Goal =>
Take the lines from the one with "Generate a Python" through the one with "from matplotlib.ticker import", both ends kept, and reproduce them exactly without the pictures.

Given data =>
** BEGIN **
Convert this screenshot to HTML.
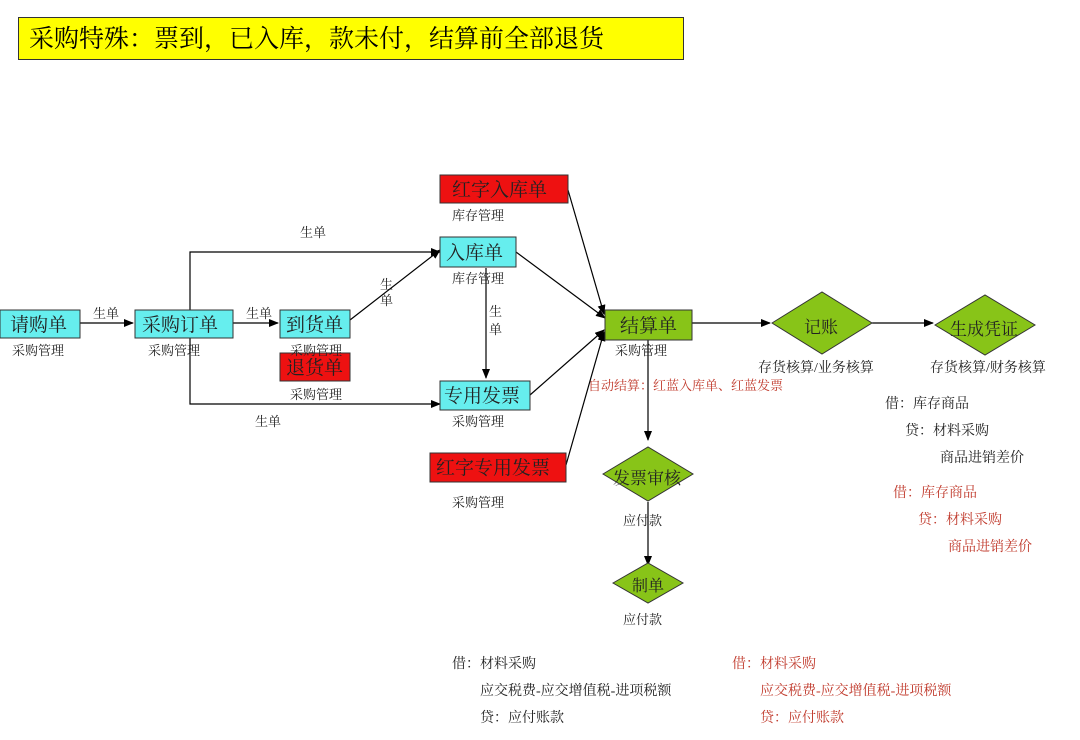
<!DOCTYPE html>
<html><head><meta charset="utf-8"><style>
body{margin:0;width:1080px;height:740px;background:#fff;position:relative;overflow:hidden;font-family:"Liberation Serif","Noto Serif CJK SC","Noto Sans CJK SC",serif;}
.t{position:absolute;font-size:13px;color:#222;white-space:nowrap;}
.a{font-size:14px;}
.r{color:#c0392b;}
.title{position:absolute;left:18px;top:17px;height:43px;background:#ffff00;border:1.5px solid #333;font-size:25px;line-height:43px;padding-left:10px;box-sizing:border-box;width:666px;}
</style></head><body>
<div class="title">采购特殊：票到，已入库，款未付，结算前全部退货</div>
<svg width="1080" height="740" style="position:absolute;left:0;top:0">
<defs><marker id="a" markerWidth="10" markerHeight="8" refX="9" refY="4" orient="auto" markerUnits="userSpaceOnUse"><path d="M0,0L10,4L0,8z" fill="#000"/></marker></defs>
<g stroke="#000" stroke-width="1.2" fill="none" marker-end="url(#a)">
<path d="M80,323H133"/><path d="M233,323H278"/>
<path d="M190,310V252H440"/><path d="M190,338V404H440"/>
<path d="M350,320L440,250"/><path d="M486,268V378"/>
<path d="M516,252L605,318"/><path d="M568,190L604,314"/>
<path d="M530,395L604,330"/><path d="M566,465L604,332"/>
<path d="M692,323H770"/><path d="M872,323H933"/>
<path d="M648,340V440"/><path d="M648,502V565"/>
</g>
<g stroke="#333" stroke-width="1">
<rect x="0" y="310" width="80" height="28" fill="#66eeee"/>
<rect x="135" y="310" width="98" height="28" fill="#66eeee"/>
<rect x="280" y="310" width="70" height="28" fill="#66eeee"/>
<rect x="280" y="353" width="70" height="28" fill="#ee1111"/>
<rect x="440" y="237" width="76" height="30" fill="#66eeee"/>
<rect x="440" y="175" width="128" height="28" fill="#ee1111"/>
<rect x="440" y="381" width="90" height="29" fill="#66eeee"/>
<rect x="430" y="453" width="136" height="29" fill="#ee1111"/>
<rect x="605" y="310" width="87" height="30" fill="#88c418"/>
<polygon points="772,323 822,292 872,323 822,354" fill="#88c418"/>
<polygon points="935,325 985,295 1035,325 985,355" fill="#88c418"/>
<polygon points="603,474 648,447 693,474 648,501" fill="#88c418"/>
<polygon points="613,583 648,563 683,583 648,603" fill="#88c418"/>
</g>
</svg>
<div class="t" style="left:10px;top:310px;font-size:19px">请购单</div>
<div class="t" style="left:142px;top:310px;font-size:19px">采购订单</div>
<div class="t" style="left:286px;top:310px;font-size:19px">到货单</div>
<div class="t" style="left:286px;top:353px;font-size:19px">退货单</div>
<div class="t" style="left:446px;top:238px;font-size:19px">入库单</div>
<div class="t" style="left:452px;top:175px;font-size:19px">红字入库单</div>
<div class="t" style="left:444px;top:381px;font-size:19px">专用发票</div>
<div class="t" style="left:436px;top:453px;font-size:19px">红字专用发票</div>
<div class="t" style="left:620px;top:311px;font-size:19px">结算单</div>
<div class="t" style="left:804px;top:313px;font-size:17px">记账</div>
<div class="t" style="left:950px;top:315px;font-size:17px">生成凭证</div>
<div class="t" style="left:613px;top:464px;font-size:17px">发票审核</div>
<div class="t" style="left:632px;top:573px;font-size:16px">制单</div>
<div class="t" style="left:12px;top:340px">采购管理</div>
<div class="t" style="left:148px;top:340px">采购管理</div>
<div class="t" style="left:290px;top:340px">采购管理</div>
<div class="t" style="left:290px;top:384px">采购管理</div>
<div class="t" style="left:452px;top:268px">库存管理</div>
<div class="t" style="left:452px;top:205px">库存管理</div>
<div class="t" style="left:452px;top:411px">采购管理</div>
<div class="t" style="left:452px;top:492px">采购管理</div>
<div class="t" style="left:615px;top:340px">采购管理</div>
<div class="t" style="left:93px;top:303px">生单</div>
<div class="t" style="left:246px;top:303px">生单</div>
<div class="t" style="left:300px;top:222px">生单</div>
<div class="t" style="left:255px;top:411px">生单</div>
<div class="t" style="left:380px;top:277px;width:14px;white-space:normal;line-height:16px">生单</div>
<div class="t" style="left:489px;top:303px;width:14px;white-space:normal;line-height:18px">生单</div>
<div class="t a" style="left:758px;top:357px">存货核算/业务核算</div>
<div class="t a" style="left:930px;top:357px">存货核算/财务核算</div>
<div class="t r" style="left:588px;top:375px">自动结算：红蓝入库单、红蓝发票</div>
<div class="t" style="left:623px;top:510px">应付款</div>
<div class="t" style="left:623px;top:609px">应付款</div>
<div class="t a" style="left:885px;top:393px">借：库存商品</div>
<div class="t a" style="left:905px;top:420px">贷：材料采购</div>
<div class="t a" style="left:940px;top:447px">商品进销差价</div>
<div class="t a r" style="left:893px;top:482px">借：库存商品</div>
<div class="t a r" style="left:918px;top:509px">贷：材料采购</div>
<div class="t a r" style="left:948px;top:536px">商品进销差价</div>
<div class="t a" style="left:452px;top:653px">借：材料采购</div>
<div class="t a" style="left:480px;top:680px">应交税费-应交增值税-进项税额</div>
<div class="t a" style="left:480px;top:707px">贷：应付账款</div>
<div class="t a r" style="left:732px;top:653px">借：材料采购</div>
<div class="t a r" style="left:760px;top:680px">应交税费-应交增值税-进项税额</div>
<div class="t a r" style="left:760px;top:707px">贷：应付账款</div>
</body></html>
** END **
** BEGIN **
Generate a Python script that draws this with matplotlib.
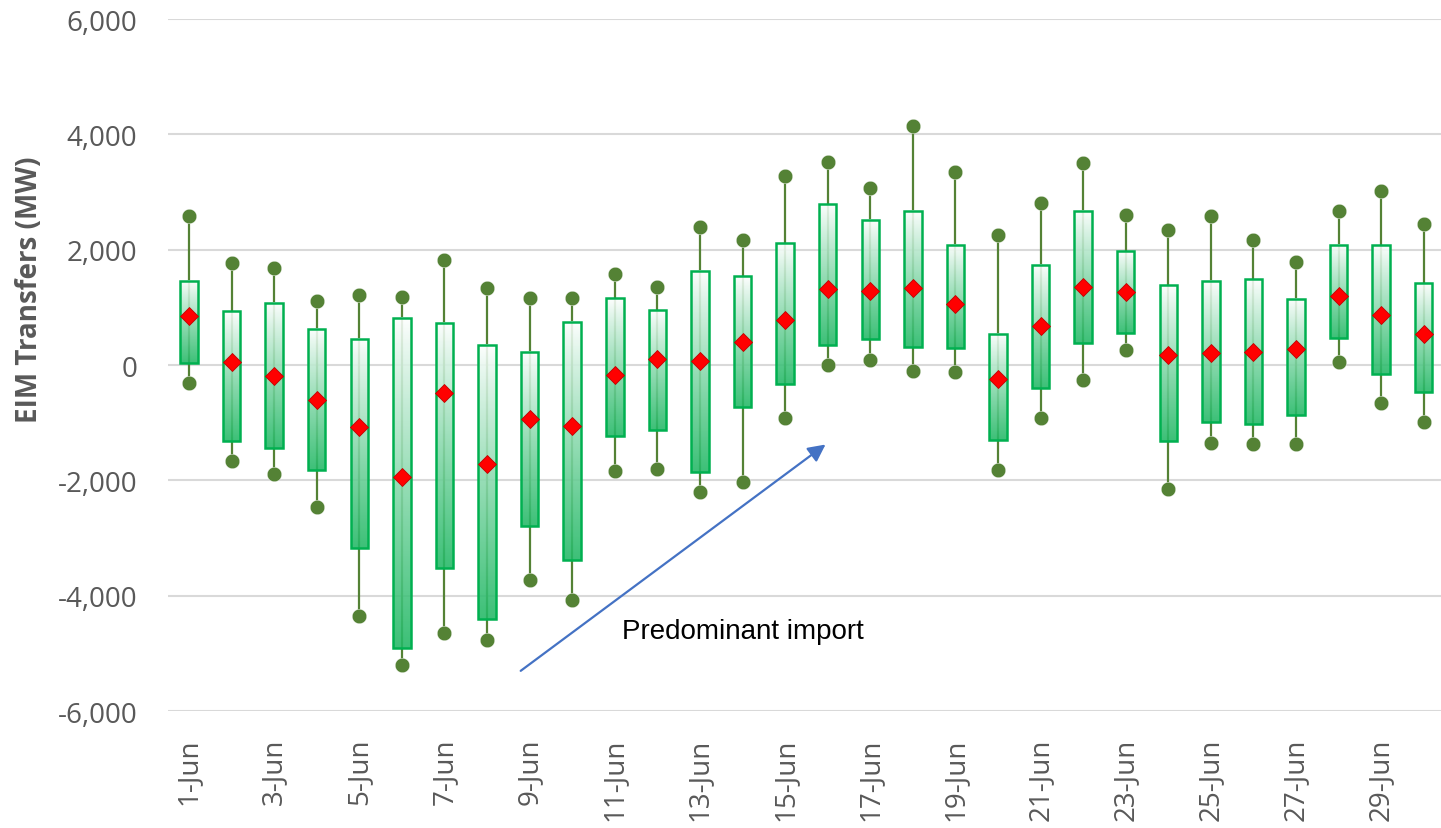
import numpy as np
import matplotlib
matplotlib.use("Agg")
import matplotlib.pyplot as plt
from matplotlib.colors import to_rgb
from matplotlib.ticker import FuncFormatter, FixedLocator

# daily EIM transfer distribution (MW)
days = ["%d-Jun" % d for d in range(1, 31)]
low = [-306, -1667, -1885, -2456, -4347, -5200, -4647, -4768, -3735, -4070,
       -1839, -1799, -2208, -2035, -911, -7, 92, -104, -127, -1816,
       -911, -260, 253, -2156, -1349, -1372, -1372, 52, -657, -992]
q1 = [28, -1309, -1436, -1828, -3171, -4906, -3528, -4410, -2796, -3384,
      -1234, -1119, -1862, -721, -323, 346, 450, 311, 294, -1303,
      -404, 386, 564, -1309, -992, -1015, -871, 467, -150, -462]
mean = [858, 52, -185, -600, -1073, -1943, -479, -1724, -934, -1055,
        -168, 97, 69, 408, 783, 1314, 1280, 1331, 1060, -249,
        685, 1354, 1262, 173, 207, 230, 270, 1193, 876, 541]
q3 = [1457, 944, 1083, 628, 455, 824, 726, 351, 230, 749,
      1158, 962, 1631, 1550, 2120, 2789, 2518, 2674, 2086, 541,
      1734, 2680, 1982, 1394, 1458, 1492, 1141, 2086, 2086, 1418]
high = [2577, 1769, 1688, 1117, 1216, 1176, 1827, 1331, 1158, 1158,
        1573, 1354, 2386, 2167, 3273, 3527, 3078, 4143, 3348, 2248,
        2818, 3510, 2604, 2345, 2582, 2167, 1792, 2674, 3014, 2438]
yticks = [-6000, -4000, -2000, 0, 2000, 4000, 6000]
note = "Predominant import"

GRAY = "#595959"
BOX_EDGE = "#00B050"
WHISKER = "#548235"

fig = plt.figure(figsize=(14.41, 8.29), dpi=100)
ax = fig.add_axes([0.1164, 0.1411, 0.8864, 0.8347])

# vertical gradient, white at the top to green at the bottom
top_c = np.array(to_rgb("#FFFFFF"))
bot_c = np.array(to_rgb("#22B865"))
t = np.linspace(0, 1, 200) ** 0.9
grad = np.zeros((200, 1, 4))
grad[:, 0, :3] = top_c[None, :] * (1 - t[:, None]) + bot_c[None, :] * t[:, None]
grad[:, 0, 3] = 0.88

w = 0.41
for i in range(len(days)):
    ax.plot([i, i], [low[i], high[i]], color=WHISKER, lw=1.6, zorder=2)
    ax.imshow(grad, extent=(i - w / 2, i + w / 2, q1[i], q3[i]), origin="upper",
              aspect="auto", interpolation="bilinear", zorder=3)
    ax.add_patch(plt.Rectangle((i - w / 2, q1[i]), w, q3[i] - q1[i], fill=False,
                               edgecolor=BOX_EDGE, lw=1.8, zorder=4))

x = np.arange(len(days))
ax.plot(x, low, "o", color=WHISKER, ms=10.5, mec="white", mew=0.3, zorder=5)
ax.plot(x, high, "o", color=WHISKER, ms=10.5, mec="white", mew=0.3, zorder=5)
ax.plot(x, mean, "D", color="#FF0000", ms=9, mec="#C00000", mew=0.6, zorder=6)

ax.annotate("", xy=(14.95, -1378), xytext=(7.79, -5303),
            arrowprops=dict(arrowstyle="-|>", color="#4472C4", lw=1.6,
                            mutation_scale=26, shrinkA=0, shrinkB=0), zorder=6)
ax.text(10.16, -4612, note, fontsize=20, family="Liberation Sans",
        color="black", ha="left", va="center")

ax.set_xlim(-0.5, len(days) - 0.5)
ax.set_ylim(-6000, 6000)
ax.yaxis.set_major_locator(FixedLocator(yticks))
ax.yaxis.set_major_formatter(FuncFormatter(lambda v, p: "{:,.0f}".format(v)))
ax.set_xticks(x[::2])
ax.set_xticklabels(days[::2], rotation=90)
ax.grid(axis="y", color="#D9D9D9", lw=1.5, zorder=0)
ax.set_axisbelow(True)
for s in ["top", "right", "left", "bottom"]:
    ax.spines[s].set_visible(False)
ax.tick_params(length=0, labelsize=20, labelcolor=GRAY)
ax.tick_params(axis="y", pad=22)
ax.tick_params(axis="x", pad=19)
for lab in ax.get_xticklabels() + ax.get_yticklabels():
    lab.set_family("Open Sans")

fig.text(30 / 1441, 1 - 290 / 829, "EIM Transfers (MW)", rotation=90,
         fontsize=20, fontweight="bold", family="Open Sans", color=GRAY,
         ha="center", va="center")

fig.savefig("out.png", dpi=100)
** END **
** BEGIN **
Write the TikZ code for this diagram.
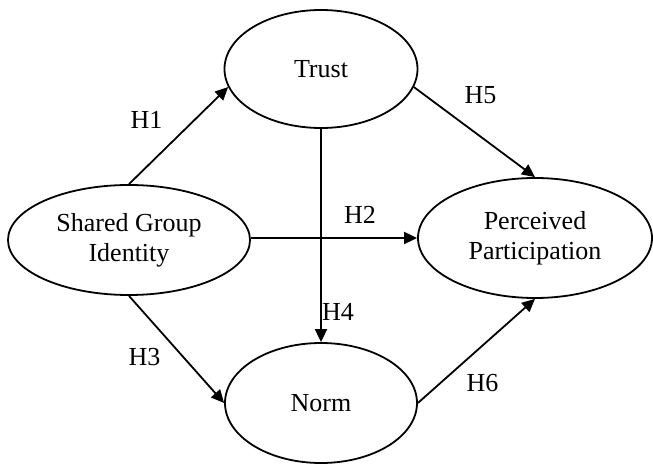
** END **
Task result =>
Generate a Python script that draws this with matplotlib.
import numpy as np
import matplotlib
matplotlib.use("Agg")
import matplotlib.pyplot as plt
from matplotlib.colors import to_rgb
from matplotlib.ticker import FuncFormatter, FixedLocator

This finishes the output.